* PROVIDED INFORMATION:
□ □ □

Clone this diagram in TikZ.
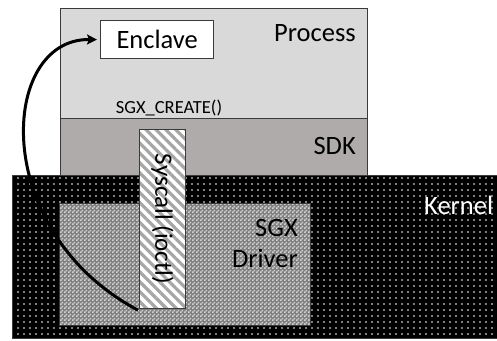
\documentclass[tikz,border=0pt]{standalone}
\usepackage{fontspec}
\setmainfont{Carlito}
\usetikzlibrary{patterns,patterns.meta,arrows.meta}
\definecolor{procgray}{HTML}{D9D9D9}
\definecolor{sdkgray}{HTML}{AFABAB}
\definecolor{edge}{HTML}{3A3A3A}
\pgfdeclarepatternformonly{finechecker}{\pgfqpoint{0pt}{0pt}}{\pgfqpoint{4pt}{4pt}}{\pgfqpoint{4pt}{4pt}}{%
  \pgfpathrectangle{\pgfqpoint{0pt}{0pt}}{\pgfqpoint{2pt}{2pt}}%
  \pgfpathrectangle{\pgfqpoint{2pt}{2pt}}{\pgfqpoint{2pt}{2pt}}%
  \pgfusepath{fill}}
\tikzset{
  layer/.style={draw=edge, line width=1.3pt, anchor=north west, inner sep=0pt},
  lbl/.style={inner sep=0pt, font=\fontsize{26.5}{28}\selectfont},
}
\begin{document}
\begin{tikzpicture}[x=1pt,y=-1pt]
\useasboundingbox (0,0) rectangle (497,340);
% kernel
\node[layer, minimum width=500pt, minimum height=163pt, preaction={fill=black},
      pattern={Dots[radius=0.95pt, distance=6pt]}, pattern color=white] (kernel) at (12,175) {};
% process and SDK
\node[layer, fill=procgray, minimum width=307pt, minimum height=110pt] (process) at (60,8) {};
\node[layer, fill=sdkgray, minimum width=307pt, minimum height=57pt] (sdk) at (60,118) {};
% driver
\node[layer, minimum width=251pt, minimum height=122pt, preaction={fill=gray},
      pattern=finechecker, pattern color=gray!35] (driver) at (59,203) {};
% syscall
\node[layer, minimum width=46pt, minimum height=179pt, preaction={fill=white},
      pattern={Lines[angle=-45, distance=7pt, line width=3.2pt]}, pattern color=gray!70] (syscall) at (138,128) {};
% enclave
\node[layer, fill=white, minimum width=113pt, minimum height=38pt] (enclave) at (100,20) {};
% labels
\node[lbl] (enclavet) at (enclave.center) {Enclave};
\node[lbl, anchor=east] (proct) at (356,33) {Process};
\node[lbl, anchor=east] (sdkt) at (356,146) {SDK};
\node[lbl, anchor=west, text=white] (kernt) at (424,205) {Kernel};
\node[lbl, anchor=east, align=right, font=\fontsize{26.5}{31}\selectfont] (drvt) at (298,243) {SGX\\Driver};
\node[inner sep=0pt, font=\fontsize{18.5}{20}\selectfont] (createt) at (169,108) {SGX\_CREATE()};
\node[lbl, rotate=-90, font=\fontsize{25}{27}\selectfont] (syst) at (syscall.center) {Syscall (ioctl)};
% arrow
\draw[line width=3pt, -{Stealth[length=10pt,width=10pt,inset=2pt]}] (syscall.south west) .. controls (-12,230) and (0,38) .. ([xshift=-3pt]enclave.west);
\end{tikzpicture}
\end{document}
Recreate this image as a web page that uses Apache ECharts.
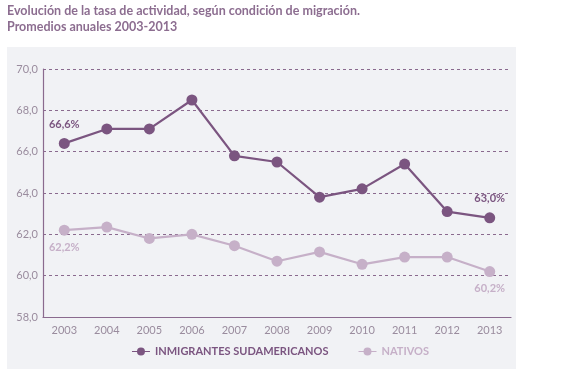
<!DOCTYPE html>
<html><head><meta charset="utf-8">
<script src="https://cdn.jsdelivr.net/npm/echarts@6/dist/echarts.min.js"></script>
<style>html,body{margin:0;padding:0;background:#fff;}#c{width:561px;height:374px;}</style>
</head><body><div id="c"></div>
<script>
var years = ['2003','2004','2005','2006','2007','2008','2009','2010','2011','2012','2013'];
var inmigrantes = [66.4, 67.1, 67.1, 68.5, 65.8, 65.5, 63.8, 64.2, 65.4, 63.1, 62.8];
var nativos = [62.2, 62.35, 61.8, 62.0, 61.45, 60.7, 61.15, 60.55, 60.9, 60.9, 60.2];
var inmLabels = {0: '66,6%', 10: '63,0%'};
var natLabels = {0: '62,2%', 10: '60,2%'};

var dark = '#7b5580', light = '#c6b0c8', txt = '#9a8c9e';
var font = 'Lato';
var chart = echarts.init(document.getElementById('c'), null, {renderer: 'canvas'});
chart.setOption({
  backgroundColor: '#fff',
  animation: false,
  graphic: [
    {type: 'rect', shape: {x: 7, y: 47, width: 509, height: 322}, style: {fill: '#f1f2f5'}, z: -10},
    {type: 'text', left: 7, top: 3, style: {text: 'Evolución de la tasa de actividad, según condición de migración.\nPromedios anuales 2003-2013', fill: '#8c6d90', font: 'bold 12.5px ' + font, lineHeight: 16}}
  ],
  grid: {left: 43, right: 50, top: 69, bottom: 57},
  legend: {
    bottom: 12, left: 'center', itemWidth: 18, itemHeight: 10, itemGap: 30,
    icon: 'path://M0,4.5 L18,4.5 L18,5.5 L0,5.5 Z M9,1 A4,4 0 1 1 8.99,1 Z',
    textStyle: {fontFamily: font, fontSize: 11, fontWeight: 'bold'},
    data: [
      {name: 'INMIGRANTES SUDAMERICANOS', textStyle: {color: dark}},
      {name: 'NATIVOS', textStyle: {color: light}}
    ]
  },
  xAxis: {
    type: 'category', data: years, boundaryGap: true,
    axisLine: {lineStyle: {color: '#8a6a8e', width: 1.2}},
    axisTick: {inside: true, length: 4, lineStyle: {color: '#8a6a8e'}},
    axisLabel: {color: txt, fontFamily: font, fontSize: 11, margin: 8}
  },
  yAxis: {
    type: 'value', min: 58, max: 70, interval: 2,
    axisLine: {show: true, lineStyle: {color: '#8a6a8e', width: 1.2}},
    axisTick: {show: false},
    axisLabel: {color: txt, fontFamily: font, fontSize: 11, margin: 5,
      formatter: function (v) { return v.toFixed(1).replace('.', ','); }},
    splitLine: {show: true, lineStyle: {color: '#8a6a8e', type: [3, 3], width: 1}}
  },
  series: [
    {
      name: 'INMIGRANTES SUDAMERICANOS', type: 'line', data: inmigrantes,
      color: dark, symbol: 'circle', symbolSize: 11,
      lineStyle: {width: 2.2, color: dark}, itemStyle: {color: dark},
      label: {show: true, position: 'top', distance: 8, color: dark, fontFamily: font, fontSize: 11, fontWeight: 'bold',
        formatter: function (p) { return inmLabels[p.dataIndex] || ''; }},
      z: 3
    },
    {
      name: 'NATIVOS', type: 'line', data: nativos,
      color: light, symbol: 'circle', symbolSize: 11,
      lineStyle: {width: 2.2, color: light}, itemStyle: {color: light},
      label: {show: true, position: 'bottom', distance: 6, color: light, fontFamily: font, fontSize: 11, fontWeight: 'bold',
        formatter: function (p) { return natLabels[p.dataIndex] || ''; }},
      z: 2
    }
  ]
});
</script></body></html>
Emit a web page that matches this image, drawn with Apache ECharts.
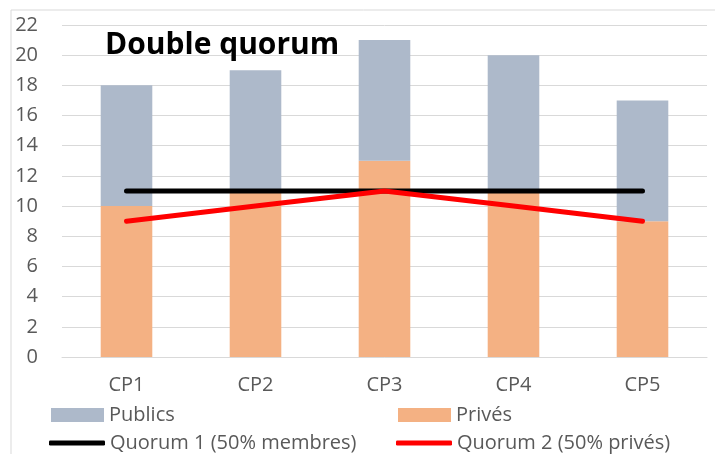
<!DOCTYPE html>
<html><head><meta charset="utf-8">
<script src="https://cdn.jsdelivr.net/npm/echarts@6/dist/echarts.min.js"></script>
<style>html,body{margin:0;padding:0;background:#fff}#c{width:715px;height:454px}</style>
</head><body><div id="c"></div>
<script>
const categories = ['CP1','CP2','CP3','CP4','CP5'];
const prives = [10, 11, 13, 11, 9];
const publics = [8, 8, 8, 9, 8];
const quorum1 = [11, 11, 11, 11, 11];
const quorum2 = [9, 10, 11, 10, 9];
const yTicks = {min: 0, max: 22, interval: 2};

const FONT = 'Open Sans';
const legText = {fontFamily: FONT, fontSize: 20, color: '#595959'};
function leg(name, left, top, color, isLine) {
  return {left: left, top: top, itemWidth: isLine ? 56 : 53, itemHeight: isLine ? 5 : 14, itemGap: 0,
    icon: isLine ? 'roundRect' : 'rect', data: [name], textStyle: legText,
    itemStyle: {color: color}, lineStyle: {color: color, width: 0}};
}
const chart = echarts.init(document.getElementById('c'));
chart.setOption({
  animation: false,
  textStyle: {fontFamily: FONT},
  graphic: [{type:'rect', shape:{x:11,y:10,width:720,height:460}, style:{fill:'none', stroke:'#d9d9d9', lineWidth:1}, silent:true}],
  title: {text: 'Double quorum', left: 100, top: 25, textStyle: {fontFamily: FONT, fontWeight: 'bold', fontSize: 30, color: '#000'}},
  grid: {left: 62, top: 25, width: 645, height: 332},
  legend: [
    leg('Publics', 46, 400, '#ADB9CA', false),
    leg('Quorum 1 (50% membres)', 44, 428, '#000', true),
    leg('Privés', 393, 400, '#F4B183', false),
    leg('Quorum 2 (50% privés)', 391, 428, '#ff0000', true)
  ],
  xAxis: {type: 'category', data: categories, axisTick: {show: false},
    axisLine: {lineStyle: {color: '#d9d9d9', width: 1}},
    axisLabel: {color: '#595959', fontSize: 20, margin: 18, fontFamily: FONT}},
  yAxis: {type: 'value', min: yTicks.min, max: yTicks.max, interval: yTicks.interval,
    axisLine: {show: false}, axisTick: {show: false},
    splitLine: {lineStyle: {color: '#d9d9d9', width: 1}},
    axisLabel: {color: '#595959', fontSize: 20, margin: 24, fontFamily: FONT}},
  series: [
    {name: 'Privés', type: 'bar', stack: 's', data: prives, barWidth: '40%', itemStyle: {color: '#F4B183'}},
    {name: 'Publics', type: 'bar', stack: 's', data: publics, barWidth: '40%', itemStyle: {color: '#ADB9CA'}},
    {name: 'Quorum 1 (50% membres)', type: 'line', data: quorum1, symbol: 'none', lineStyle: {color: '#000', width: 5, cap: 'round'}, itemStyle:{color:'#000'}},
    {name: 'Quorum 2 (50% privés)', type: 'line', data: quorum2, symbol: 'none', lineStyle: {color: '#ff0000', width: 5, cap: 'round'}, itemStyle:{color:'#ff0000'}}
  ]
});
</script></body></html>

□ □ □

* STATED PROBLEM:
Of the lines above, how many contain the word "page"? Provide the number and nothing else.

* RESULT BELOW:
2